After meeting with the leadership team of Neighbors Together, including Executive Director Denny Marsh (Avodah NYC ‘03-04), Director of Organizing and Policy Amy Blumsack (Avodah NYC ‘02-’03) and current Avodah Corps Member Hannah Cohen, the Avodah Board went on a walking tour of the surrounding neighborhood with Avodah placement supervisor and Neighbor Together’s Director of Programs & HR Nathalie Smythe.
It was along the walking tour that our Board had the chance to learn about the neighborhood’s history and the systemic ways in which the residents of the area have been pushed further into poverty. One of the biggest takeaways from the day included the fact that less than a decade ago, the blocks surrounding the soup kitchen were defined as “Million Dollar Blocks,” a nickname for the amount the City of New York spent on incarcerations of the local residents.

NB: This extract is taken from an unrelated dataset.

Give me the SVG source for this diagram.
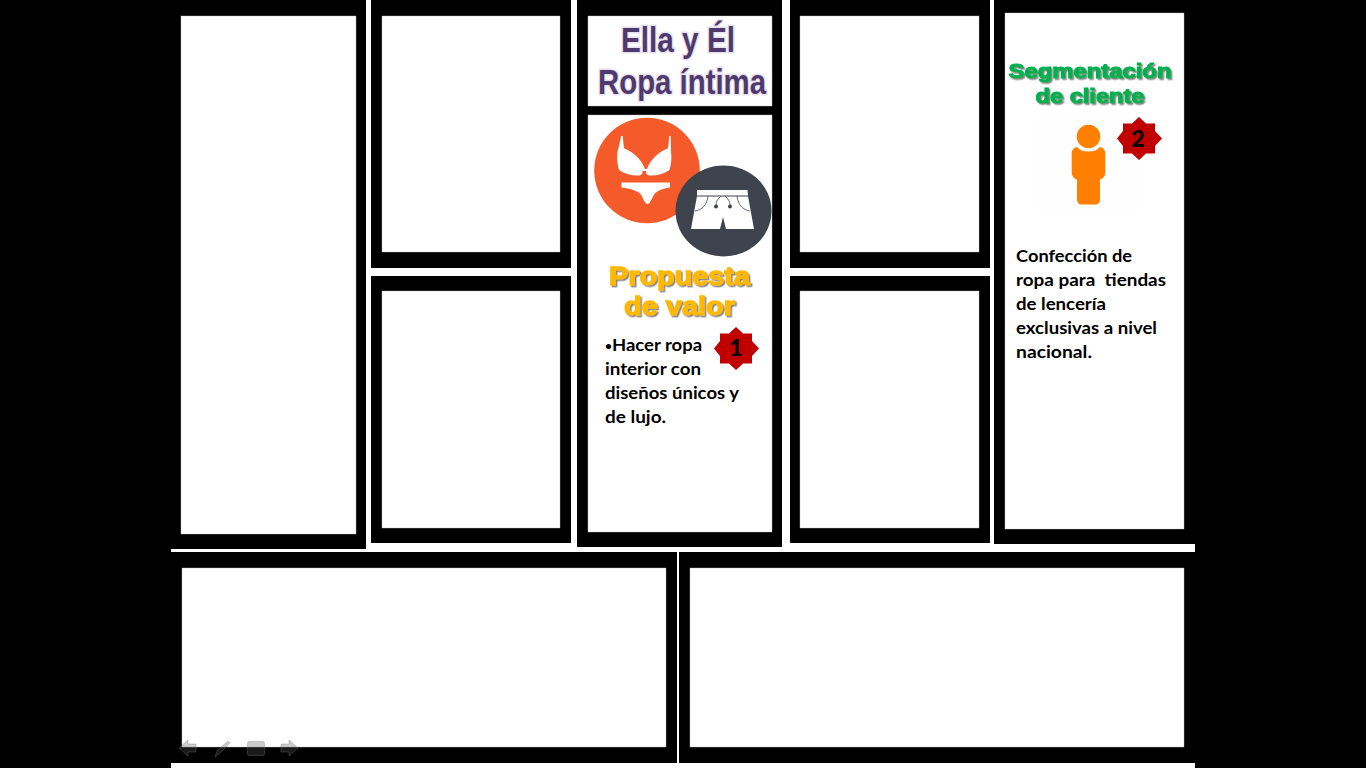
<svg xmlns="http://www.w3.org/2000/svg" width="1366" height="768" viewBox="0 0 1366 768">
<defs>
<style>
.f{fill:#000}.p{fill:#fff;stroke:#c4c4c4;stroke-width:.4}
.b{font-family:Lato,"Liberation Sans",sans-serif;font-weight:700;font-size:17px;fill:#000}
.h{font-family:"Liberation Sans",sans-serif;font-weight:700;text-anchor:middle}
.t{fill:#4f3a6e;stroke:#e6e1ec;stroke-width:3;paint-order:stroke;font-size:35px}
.num{font-family:Lato,"Liberation Sans",sans-serif;font-weight:900;font-size:23px;text-anchor:middle;fill:#000}
.star{fill:#c00000}
.nav{fill:#555;fill-opacity:.3;stroke:#777;stroke-opacity:.35;stroke-width:1}
</style>
<filter id="s1" x="-10%" y="-20%" width="120%" height="140%"><feDropShadow dx="1.500" dy="1.500" stdDeviation=".7" flood-color="#666" flood-opacity=".8"/></filter>
</defs>
<rect width="1366" height="768" fill="#000"/>
<rect x="171" y="0" width="1024" height="768" fill="#fff"/>
<g id="col1"><rect class="f" x="171" y="0" width="195" height="549"/><rect class="p" x="181" y="16" width="175" height="518"/></g>
<g id="col2-top"><rect class="f" x="371" y="0" width="200" height="268"/><rect class="p" x="382" y="16" width="178" height="236"/></g>
<g id="col2-bottom"><rect class="f" x="371" y="276" width="200" height="267"/><rect class="p" x="382" y="291" width="178" height="237"/></g>
<g id="col3"><rect class="f" x="577" y="0" width="205" height="547"/><rect class="p" x="588" y="16" width="184" height="90"/><rect class="p" x="588" y="115" width="184" height="417"/></g>
<g id="col4-top"><rect class="f" x="790" y="0" width="200" height="268"/><rect class="p" x="800" y="16" width="179" height="236"/></g>
<g id="col4-bottom"><rect class="f" x="790" y="276" width="200" height="267"/><rect class="p" x="800" y="291" width="179" height="237"/></g>
<g id="col5"><rect class="f" x="994" y="0" width="201" height="544"/><rect class="p" x="1005" y="13" width="179" height="516"/></g>
<g id="bottom-left"><rect class="f" x="171" y="552" width="506" height="211"/><rect class="p" x="182" y="568" width="484" height="179"/></g>
<g id="bottom-right"><rect class="f" x="679" y="552" width="516" height="211"/><rect class="p" x="690" y="568" width="494" height="179"/></g>
<g id="title">
<text class="h t" x="678" y="52" textLength="114" lengthAdjust="spacingAndGlyphs">Ella y Él</text>
<text class="h t" x="682" y="94" textLength="168" lengthAdjust="spacingAndGlyphs">Ropa íntima</text>
</g>
<g id="icon-ella">
<circle cx="647" cy="170.500" r="52.800" fill="#f55a2a"/>
<path fill="#fff" d="M621.300 136h1.500c.5 6 .7 10 1.500 12.500 8 3 17 10 20.700 20.500h2c3.700-10.500 12.700-17.500 20.700-20.500.8-2.500 1-6.500 1.500-12.500h1.500l.3 16c1 6 0 13-1.500 18-6 4-14 6-20 5.500-3-.3-3.500-2-3.500-4.500h-3.500c0 2.500-.5 4.200-3.500 4.500-6 .5-14-1.500-20-5.500-1.500-5-2.500-12-1.500-18z"/>
<path fill="#fff" d="M621.500 182.500h48.500v5c-9 1.500-14 3.500-16.500 8-2.500 5-4 8.500-6 8.500s-3.500-3.500-6-8.500c-2.500-4.500-9-6.500-20-8z"/>
</g>
<g id="icon-el">
<ellipse cx="723.500" cy="211" rx="48" ry="45.500" fill="#3f434d"/>
<path fill="#fff" d="M697 190h50.500l.5 6 6 33h-28l-3-12-3 12h-29l6-33z"/>
<path fill="none" stroke="#3f434d" stroke-width="1" d="M697 196h51"/>
<path fill="none" stroke="#3f434d" stroke-width=".8" d="M695 211c7-1 12-6 13-15M750 211c-7-1-12-6-13-15M716 205c0-4 2-6 5-9M730 205c0-4-2-6-5-9"/>
<circle cx="716" cy="206.500" r="2" fill="#3f434d"/><circle cx="730" cy="206.500" r="2" fill="#3f434d"/>
</g>
<g id="propuesta">
<text class="h" x="679.500" y="285" font-size="26" fill="#ffb900" stroke="#ffb900" stroke-width="1.300" filter="url(#s1)" textLength="141" lengthAdjust="spacingAndGlyphs">Propuesta</text>
<text class="h" x="679.500" y="315" font-size="26" fill="#ffb900" stroke="#ffb900" stroke-width="1.300" filter="url(#s1)" textLength="111" lengthAdjust="spacingAndGlyphs">de valor</text>
<text class="b" x="605" y="351"><tspan font-size="12" dy="-1">•</tspan><tspan x="612" dy="1" textLength="90" lengthAdjust="spacingAndGlyphs">Hacer ropa</tspan></text>
<text class="b" x="605" y="375" textLength="96" lengthAdjust="spacingAndGlyphs">interior con</text>
<text class="b" x="605" y="399" textLength="134" lengthAdjust="spacingAndGlyphs">diseños únicos y</text>
<text class="b" x="605" y="423" textLength="61" lengthAdjust="spacingAndGlyphs">de lujo.</text>
</g>
<g id="badge-1"><polygon class="star" points="736,327 743,333.500 752,333.500 752,341 759,348.500 752,356 752,363.500 743,363.500 736,370 729,363.500 720,363.500 720,356 714,348.500 720,341 720,333.500 729,333.500"/><text class="num" x="736" y="356">1</text></g>
<g id="segmentacion">
<text class="h" x="1090" y="78" font-size="21" fill="#00b050" stroke="#00b050" stroke-width="1.100" filter="url(#s1)" textLength="163" lengthAdjust="spacingAndGlyphs">Segmentación</text>
<text class="h" x="1090" y="103" font-size="21" fill="#00b050" stroke="#00b050" stroke-width="1.100" filter="url(#s1)" textLength="109" lengthAdjust="spacingAndGlyphs">de cliente</text>
</g>
<g id="icon-cliente" fill="#ff7f00">
<rect x="1038" y="118" width="100" height="92" fill="#fefefe"/>
<circle cx="1088.500" cy="136.500" r="11.800"/>
<path d="M1077 147c2.500 3 6.500 4.500 11.500 4.500s9-1.500 11.500-4.500c3 .5 5.300 3 5.300 6v20c0 3-2.300 5.500-5.300 6.500v20c0 3-2 5-5 5h-13c-3 0-5-2-5-5v-20c-3-1-5.300-3.500-5.300-6.500v-20c0-3 2.300-5.500 5.300-6z"/>
</g>
<g id="badge-2"><polygon class="star" points="1139,117 1146,123.500 1155,123.500 1155,131 1162,138.500 1155,146 1155,153.500 1146,153.500 1139,160 1132,153.500 1123,153.500 1123,146 1117,138.500 1123,131 1123,123.500 1132,123.500"/><text class="num" x="1138" y="147">2</text></g>
<g id="cliente-texto">
<text class="b" x="1016" y="262" textLength="116" lengthAdjust="spacingAndGlyphs">Confección de</text>
<text class="b" x="1016" y="286" textLength="150" lengthAdjust="spacingAndGlyphs" xml:space="preserve">ropa para  tiendas</text>
<text class="b" x="1016" y="310" textLength="90" lengthAdjust="spacingAndGlyphs">de lencería</text>
<text class="b" x="1016" y="334" textLength="141" lengthAdjust="spacingAndGlyphs">exclusivas a nivel</text>
<text class="b" x="1016" y="358" textLength="76" lengthAdjust="spacingAndGlyphs">nacional.</text>
</g>
<g id="nav">
<path class="nav" d="M179 748l9-8v4h8v8h-8v4z"/>
<path class="nav" d="M215 757l2-6 11-10 2 2-10 10z"/>
<rect class="nav" x="247.500" y="741.500" width="17" height="14" rx="2"/>
<path class="nav" d="M298 748l-9-8v4h-8v8h8v4z"/>
</g>
</svg>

Our Board also learned of the three-quarter housing system, which while intended to help lift people out of poverty, is often the same system that hurts vulnerable individuals due to lack of governmental oversight within the leadership of such programs. As Neighbors Together works every day to provide emergency food assistance, it also bands together with local coalitions to demand tougher tenant protections and rights to help end the cycle of poverty. In fact, Neighbors Together took to the streets just last week with homelessness coalitions from across New York State to put the spotlight on New York’s housing crisis.